• **DIRECTIONS FOR THIS TASK**:
Repeat the data word for word. Do not include the pictures.

• **DATA PROVIDED**:
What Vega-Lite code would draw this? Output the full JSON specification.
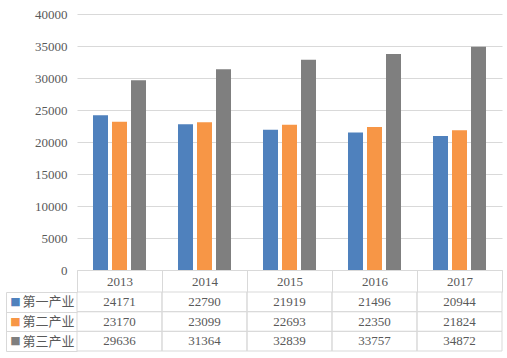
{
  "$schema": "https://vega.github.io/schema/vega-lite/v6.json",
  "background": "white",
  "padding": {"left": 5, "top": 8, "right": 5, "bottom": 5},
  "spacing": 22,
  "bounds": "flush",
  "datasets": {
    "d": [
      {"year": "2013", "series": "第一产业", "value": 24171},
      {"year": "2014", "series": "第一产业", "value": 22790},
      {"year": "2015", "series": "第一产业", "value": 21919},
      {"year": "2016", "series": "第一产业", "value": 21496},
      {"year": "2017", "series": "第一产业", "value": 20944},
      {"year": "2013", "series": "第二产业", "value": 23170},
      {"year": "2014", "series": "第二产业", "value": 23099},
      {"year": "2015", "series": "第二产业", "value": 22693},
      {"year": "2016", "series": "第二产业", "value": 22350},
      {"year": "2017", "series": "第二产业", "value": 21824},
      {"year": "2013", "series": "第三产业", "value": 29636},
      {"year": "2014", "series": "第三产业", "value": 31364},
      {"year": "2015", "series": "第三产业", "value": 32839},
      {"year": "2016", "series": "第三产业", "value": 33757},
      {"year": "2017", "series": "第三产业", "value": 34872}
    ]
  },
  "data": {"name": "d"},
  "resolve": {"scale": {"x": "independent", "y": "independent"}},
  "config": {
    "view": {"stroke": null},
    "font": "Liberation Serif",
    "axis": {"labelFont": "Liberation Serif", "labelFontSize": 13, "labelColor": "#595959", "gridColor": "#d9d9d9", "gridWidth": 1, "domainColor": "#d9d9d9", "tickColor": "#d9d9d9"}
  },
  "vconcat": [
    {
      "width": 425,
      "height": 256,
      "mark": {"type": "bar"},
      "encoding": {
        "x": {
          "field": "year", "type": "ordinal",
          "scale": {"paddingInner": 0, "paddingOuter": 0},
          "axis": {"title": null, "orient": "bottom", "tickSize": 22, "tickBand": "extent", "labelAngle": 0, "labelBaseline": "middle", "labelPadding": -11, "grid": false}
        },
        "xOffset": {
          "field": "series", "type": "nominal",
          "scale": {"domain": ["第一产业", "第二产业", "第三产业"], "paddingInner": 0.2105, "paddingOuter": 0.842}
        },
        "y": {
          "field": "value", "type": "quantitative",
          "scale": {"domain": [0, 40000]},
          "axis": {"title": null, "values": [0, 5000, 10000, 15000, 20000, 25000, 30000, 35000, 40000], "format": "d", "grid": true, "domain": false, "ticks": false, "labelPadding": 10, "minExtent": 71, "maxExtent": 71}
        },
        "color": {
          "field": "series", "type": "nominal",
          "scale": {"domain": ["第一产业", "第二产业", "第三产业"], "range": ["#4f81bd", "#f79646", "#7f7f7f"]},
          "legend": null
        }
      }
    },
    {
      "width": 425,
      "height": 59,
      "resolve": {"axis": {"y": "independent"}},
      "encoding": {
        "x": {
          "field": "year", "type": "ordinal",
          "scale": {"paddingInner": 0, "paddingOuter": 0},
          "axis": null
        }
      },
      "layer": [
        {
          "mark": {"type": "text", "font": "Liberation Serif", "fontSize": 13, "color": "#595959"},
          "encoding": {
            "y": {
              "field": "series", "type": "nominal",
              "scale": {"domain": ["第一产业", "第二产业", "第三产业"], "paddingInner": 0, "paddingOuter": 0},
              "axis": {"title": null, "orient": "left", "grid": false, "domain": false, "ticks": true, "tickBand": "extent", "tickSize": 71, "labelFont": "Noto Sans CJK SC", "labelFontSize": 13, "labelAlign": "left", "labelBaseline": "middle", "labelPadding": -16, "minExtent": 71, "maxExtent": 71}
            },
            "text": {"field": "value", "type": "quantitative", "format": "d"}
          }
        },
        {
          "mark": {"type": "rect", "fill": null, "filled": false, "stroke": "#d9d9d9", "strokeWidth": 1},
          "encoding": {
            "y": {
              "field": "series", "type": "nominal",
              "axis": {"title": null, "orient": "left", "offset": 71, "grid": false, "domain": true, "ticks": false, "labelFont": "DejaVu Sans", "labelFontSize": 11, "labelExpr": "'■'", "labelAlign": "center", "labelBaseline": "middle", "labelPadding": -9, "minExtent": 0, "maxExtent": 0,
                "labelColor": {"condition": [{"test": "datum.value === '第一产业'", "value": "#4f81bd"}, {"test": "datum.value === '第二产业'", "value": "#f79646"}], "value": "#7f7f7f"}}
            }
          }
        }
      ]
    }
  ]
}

• **ANSWER FOR THE TASK**:
What Vega-Lite code would draw this? Output the full JSON specification.
{
  "$schema": "https://vega.github.io/schema/vega-lite/v6.json",
  "background": "white",
  "padding": {"left": 5, "top": 8, "right": 5, "bottom": 5},
  "spacing": 22,
  "bounds": "flush",
  "datasets": {
    "d": [
      {"year": "2013", "series": "第一产业", "value": 24171},
      {"year": "2014", "series": "第一产业", "value": 22790},
      {"year": "2015", "series": "第一产业", "value": 21919},
      {"year": "2016", "series": "第一产业", "value": 21496},
      {"year": "2017", "series": "第一产业", "value": 20944},
      {"year": "2013", "series": "第二产业", "value": 23170},
      {"year": "2014", "series": "第二产业", "value": 23099},
      {"year": "2015", "series": "第二产业", "value": 22693},
      {"year": "2016", "series": "第二产业", "value": 22350},
      {"year": "2017", "series": "第二产业", "value": 21824},
      {"year": "2013", "series": "第三产业", "value": 29636},
      {"year": "2014", "series": "第三产业", "value": 31364},
      {"year": "2015", "series": "第三产业", "value": 32839},
      {"year": "2016", "series": "第三产业", "value": 33757},
      {"year": "2017", "series": "第三产业", "value": 34872}
    ]
  },
  "data": {"name": "d"},
  "resolve": {"scale": {"x": "independent", "y": "independent"}},
  "config": {
    "view": {"stroke": null},
    "font": "Liberation Serif",
    "axis": {"labelFont": "Liberation Serif", "labelFontSize": 13, "labelColor": "#595959", "gridColor": "#d9d9d9", "gridWidth": 1, "domainColor": "#d9d9d9", "tickColor": "#d9d9d9"}
  },
  "vconcat": [
    {
      "width": 425,
      "height": 256,
      "mark": {"type": "bar"},
      "encoding": {
        "x": {
          "field": "year", "type": "ordinal",
          "scale": {"paddingInner": 0, "paddingOuter": 0},
          "axis": {"title": null, "orient": "bottom", "tickSize": 22, "tickBand": "extent", "labelAngle": 0, "labelBaseline": "middle", "labelPadding": -11, "grid": false}
        },
        "xOffset": {
          "field": "series", "type": "nominal",
          "scale": {"domain": ["第一产业", "第二产业", "第三产业"], "paddingInner": 0.2105, "paddingOuter": 0.842}
        },
        "y": {
          "field": "value", "type": "quantitative",
          "scale": {"domain": [0, 40000]},
          "axis": {"title": null, "values": [0, 5000, 10000, 15000, 20000, 25000, 30000, 35000, 40000], "format": "d", "grid": true, "domain": false, "ticks": false, "labelPadding": 10, "minExtent": 71, "maxExtent": 71}
        },
        "color": {
          "field": "series", "type": "nominal",
          "scale": {"domain": ["第一产业", "第二产业", "第三产业"], "range": ["#4f81bd", "#f79646", "#7f7f7f"]},
          "legend": null
        }
      }
    },
    {
      "width": 425,
      "height": 59,
      "resolve": {"axis": {"y": "independent"}},
      "encoding": {
        "x": {
          "field": "year", "type": "ordinal",
          "scale": {"paddingInner": 0, "paddingOuter": 0},
          "axis": null
        }
      },
      "layer": [
        {
          "mark": {"type": "text", "font": "Liberation Serif", "fontSize": 13, "color": "#595959"},
          "encoding": {
            "y": {
              "field": "series", "type": "nominal",
              "scale": {"domain": ["第一产业", "第二产业", "第三产业"], "paddingInner": 0, "paddingOuter": 0},
              "axis": {"title": null, "orient": "left", "grid": false, "domain": false, "ticks": true, "tickBand": "extent", "tickSize": 71, "labelFont": "Noto Sans CJK SC", "labelFontSize": 13, "labelAlign": "left", "labelBaseline": "middle", "labelPadding": -16, "minExtent": 71, "maxExtent": 71}
            },
            "text": {"field": "value", "type": "quantitative", "format": "d"}
          }
        },
        {
          "mark": {"type": "rect", "fill": null, "filled": false, "stroke": "#d9d9d9", "strokeWidth": 1},
          "encoding": {
            "y": {
              "field": "series", "type": "nominal",
              "axis": {"title": null, "orient": "left", "offset": 71, "grid": false, "domain": true, "ticks": false, "labelFont": "DejaVu Sans", "labelFontSize": 11, "labelExpr": "'■'", "labelAlign": "center", "labelBaseline": "middle", "labelPadding": -9, "minExtent": 0, "maxExtent": 0,
                "labelColor": {"condition": [{"test": "datum.value === '第一产业'", "value": "#4f81bd"}, {"test": "datum.value === '第二产业'", "value": "#f79646"}], "value": "#7f7f7f"}}
            }
          }
        }
      ]
    }
  ]
}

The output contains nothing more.